Son las criadas de su casa, algunas jóvenes y hermosas, las que estimulan los primeros fantaseos sexuales, su hermano ya goza con ellas, él sueña con poder hacer lo mismo. También aparece el amor “platónico”, la niña idealizada a la que considera su novia aún y cuando nunca se lo haya pedido. Ilusiones y desilusiones, recuerdos habitados por emociones de vida y de muerte, de amor y de odio. La soledad vuelve más difícil cualquier adversidad, estas pesan más cuando no hay nadie que consuele al herido, ni una madre ni una abuela. Esto le ocurre a este personaje, en su relato se perciben esos vacíos horribles, la relación con su padre es otra cosa, más intelectual, más temerosa, también cariñosa.

Tolstói se siente feo, sus padres le han exaltado su inteligencia y también la han visto como una compensación ante su aspecto físico. Demasiado frentón, una cara poco fina, en fin, palabras que a él le resuenan con dolor, palabras que él mismo se dice y que activan terribles inseguridades que aumentan cuando se encuentra con mujeres deseadas, con mujeres de quienes espera esa aprobación que ya sabemos, esa aprobación amorosa.

Si la infancia termina con la muerte de la madre, la adolescencia finaliza con el colegio, entonces la juventud viene de la mano de la universidad, de una vida más independiente, del reconocimiento de la sociedad en la que se está, de las comparaciones entre Moscú y la aldea donde ahora su padre vive con una nueva esposa, lo que dispara otra vez aquello que él siente ante el vacío dejado por su madre.

En la Juventud aparecen las fiestas, las rivalidades con sus compañeros, el descubrimiento de la inteligencia propia y las inseguridades ante la inteligencia de los demás, así como ese amigo muy cercano que luego se distancia dejando heridas. También, él visita en Moscú las casas de distintos miembros de su aristocrática familia, esa que forma parte de la gran nobleza rusa, para quienes todo aquello que esté fuera de las fronteras de su clase social espanta y ofende.

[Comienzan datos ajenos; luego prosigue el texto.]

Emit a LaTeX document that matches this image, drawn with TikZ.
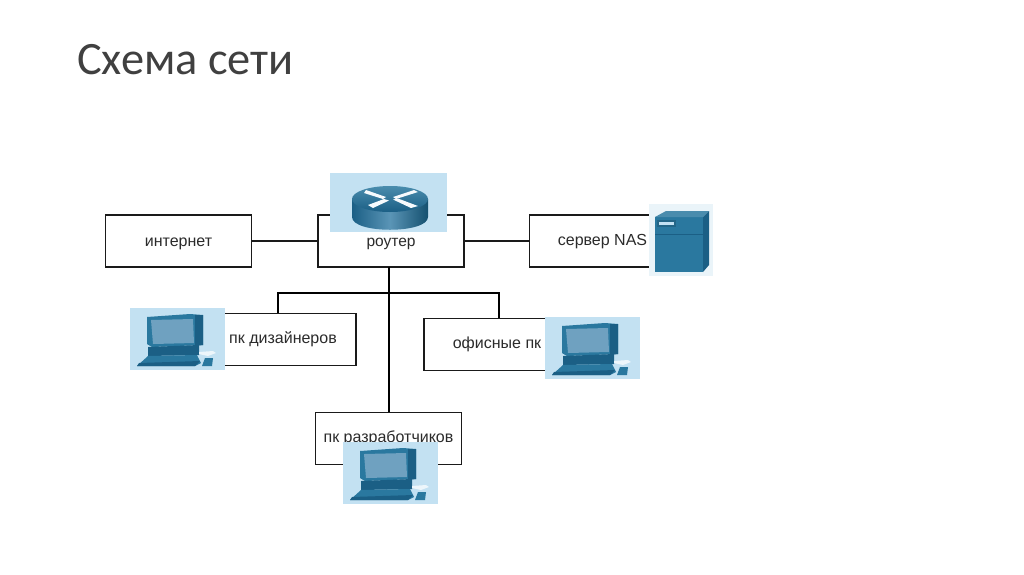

Las distracciones, las divagaciones del ánimo, la inestabilidad del joven Tolstói, lo hacen descuidar la vida académica, adentrarse en la bohemia y reprobar exámenes hasta ser suspendido de la universidad, lo que supone un tremendo fracaso para él y un sufrimiento espantoso. Entonces se castiga, se culpabiliza, trata de responsabilizar a otros por su desdicha, se recrimina, las derrotas más significativas de su vida asaltan su memoria, sufre, llora, regresa lleno de vergüenza a la aldea, a la casa paterna donde dice que quiere irse a la guerra, donde escribe que nunca más se entregará al ocio, donde promete contarnos momentos más felices de su juventud.

Hasta aquí llegan estas memorias, esta autobiografía en tres libros que nos legó uno de los novelistas más grandes de todos los tiempos. En ellas reconocemos un estilo literario, una sensibilidad, una manera de narrar que alcanzará niveles descomunales en los años que vendrán. También encontramos heridas y cicatrices que se abrirán y que condicionarán algunas de sus crisis existenciales futuras, sus preocupaciones filosóficas, religiosas, el conflicto con su clase social, las tensiones de la Gran Rusia, las guerras napoleónicas, las tribulaciones de la vida conyugal.

Tolstói nos cuenta su autobiografía como si fuera una novela narrada en primera persona, una ficción que ordena sus vivencias, sus recuerdos y mediante la cual él puede elaborar su pasado, purificar algunos de sus traumas, acercarse a esa habitación donde murió su madre; y, a su vez, nos deja un maravilloso material para reflexionar sobre la literatura y la subjetividad, sobre Rusia, sobre la importancia de hablar en serio de aquello que traemos encima.